DATA PROVIDED:
- - -

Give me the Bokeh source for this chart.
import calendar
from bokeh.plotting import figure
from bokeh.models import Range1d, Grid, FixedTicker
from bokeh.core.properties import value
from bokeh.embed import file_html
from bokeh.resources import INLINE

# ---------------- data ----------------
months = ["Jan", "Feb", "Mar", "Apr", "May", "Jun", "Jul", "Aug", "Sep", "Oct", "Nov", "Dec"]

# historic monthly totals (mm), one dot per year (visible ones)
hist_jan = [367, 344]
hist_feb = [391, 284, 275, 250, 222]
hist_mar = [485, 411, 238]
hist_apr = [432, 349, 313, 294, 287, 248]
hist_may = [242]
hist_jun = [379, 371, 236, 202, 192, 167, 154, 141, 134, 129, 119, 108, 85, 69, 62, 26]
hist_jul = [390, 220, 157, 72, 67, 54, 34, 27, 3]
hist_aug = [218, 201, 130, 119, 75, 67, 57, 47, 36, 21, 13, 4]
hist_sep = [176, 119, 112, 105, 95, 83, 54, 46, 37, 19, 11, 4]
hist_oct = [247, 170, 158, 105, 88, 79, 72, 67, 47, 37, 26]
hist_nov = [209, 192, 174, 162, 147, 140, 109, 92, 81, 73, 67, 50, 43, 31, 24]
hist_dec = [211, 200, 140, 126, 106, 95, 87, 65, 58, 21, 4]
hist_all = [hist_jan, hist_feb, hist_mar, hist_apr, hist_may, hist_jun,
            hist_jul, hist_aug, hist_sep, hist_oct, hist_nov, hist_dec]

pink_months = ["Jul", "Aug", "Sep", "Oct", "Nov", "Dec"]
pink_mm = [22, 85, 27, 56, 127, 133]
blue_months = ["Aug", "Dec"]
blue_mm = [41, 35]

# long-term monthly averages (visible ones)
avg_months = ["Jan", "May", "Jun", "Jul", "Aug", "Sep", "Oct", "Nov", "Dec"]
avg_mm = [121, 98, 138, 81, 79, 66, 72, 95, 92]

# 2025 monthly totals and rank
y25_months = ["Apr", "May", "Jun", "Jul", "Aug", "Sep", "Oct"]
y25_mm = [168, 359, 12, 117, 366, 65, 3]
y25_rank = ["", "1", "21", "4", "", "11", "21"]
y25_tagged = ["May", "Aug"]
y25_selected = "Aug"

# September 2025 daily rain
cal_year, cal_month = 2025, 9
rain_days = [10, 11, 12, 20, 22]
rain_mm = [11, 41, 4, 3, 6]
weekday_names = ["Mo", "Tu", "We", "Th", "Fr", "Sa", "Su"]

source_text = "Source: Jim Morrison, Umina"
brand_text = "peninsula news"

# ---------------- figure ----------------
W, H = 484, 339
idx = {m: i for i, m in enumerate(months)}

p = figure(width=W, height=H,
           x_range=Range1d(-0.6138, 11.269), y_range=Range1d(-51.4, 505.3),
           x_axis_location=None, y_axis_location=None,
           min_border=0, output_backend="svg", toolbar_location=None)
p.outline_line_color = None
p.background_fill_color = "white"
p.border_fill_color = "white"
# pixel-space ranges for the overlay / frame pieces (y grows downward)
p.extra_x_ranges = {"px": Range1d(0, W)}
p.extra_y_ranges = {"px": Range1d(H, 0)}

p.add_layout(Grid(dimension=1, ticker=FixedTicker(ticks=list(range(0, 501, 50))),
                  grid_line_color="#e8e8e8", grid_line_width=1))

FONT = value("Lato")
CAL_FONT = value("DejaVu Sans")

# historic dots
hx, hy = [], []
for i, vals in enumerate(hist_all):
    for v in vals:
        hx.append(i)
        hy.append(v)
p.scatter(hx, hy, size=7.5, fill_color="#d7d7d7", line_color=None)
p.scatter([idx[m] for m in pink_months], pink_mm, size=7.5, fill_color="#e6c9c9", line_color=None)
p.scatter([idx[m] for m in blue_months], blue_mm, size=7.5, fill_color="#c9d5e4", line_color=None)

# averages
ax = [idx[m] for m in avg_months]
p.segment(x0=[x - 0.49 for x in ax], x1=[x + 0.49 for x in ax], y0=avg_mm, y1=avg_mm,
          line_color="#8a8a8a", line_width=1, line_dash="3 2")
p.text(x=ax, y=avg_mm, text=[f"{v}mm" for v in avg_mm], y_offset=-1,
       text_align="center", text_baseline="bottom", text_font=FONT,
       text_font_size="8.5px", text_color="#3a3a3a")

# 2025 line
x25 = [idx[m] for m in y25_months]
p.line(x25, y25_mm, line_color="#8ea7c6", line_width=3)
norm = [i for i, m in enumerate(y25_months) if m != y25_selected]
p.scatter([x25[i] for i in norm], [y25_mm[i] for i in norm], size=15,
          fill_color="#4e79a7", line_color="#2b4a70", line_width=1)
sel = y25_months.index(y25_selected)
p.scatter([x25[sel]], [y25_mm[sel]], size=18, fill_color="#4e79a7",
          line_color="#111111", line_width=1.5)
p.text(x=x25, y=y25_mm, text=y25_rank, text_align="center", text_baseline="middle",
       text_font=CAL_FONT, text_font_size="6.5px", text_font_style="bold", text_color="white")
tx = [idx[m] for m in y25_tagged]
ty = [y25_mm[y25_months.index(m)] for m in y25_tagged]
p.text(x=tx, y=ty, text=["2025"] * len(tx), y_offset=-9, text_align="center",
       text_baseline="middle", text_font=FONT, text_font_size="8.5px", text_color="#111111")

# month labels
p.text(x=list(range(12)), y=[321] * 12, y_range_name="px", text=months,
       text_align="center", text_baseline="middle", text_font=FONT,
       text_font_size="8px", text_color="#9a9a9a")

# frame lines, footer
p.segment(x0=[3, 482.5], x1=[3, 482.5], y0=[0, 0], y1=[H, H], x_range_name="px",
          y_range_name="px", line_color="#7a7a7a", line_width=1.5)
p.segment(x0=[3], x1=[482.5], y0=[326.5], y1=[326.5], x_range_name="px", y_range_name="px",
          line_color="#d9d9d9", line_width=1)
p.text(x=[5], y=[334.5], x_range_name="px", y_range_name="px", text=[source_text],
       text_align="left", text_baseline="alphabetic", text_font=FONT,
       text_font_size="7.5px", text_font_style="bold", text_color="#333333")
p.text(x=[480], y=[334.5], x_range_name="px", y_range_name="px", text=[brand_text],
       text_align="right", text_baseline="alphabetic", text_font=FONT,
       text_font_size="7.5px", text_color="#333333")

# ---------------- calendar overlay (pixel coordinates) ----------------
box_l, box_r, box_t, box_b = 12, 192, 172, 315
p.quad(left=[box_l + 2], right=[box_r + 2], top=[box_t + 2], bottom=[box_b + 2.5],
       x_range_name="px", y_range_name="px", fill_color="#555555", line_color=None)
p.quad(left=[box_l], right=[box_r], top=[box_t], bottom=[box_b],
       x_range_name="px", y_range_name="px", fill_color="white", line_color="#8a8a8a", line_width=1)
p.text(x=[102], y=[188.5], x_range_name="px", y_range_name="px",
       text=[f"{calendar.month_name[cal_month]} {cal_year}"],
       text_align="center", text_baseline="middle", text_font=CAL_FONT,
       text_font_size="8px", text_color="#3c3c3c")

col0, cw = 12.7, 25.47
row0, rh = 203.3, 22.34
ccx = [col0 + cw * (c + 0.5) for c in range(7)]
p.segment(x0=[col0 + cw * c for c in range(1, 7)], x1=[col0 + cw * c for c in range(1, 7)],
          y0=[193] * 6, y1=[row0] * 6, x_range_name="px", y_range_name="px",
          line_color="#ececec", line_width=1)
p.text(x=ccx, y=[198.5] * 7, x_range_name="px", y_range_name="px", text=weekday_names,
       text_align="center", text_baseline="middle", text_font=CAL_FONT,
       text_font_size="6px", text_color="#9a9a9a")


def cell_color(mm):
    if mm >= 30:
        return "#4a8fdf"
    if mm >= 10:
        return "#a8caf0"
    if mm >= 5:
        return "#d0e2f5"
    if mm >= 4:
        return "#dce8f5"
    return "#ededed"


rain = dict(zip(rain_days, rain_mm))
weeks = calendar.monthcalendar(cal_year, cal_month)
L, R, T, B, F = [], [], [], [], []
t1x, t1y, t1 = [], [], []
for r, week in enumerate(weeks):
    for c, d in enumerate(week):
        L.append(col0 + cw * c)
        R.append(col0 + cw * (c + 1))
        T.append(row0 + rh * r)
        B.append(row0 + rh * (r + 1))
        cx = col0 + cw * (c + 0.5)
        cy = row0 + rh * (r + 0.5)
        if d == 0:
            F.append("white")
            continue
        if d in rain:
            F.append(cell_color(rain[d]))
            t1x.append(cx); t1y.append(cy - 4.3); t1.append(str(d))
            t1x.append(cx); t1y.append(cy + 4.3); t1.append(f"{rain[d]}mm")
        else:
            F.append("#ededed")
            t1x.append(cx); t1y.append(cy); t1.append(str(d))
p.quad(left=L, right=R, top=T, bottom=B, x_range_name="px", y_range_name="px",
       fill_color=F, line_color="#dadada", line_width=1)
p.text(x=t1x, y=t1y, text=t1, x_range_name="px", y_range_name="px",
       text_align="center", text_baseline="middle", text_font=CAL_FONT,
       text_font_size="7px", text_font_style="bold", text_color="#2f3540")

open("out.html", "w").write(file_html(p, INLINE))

- - -

Each line from the start of the listing above through the line containing "from bokeh.resources import INLINE" should be copied exactly, please, with no other lines added.

Give me the Bokeh source for this chart.
import calendar
from bokeh.plotting import figure
from bokeh.models import Range1d, Grid, FixedTicker
from bokeh.core.properties import value
from bokeh.embed import file_html
from bokeh.resources import INLINE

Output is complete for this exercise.